There are other ways to say yes, as well. When my children were younger, we instituted what we called “Fun Fridays.” We worked hard on homeschooling Monday through Thursday so that Fridays were open for free reading, special outings, shopping, or simply huddling up together with popcorn to watch a movie. This became something we all looked forward to and became a tacit “yes” that recurred weekly!
Look for your own unique ways to keep “yes” going in your home. Kids thrive on this!
It shows our kids we expect the best from them. When I weigh requests thoughtfully, it shows my child that I am truly hearing him, not simply reacting. When I forgive and don’t hold past offenses against her when she comes to ask me something, it shows her how to treat others. When I treat my child with respect, it shows him how to listen. When I take a moment to discuss what might seem upfront to be a silly or unreasonable request, it models communication.
“No” has more meaning. On the flip side of this, when I do need to say “no,” it has more impact. My kids know (usually—I’m not perfect!) that I’ve thought it through and don’t issue a no “just because.” Please hear what I’m saying–I’m not talking about safety issues like a toddler running into the street here, but things like “Can my friend sleep over?”
I try not to react or answer immediately, but actually weigh it through if no is necessary.

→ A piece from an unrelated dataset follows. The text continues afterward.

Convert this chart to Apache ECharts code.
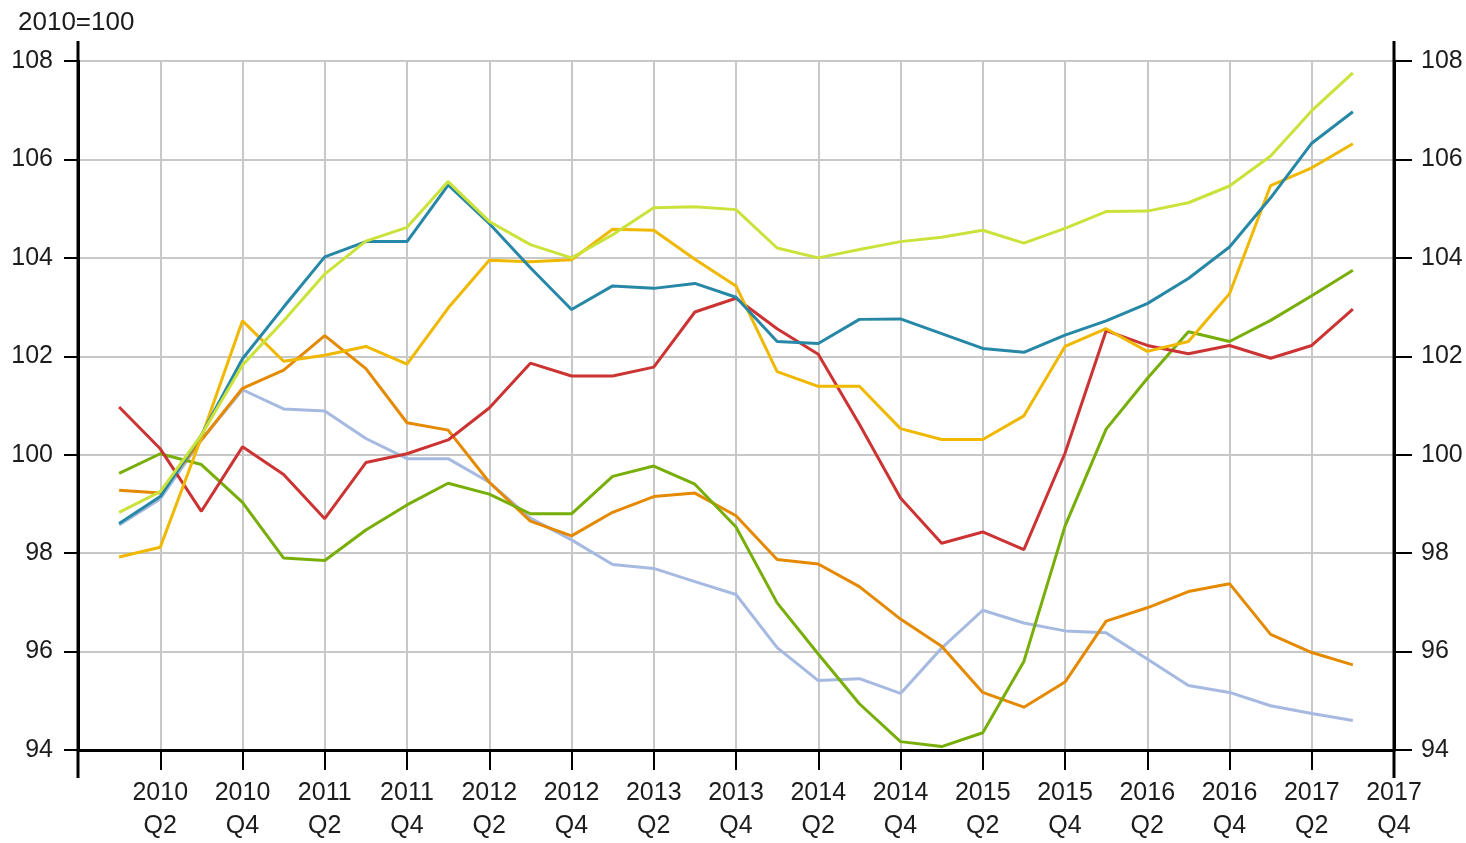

“A parent will sometimes issue an immediate denial to put an end to the matter before the kids get up a head of steam. Also, we say ‘no’ because we don’t have time to think about the consequences. And because the kids ask for a thousand favors a day, and we find it convenient to refuse them all. But, this knee-jerk negativism is irritating for the child and unduly restrictive to him. He deserves the right to a fair hearing based on the merits of each particular request. Say ‘yes’ to your child unless there is a very good reason for saying ‘no.’” (Dobson)
When I read the above as a young parent, I knew that my natural tendencies leaned toward convenient and controlling. I determined then to say “yes” unless there’s a very good reason not to.
It increases rights and privileges with responsibilities. I see many homeschooling families with extremely responsible older children and teens. They often care for younger children, help with housework and errands, and can put together an entire meal on their own.
How often I see these same responsible kids with restricted privileges, when privileges should actually increase with responsibility! My older kids know that, unless it interferes with a family event or needs special permission like an out-of-town trip, they are free to make plans and then let me know. My 18-year-old does not ask my permission to go out for coffee with a friend. It’s more a ‘here are my plans’ conversation. This was also the path with our other adult children. Saying “yes” regularly taught them what was reasonable and respectful, and they now treat us the same way.
We won’t frustrate our children. While many parents rightfully worry that an overly permissive attitude will lead to a spoiled child, there’s an opposite side to that coin. I’ve found that saying “no” to nearly everything creates an atmosphere of negativity and frustration.
No, a child cannot have everything he wants. But we can teach our children to trust us and realize that we want only their good by our reasonableness and kindness.
“Fathers, do not provoke your children to anger by the way you treat them. Rather, bring them up with the discipline and instruction that comes from the Lord” (Eph. 6:4).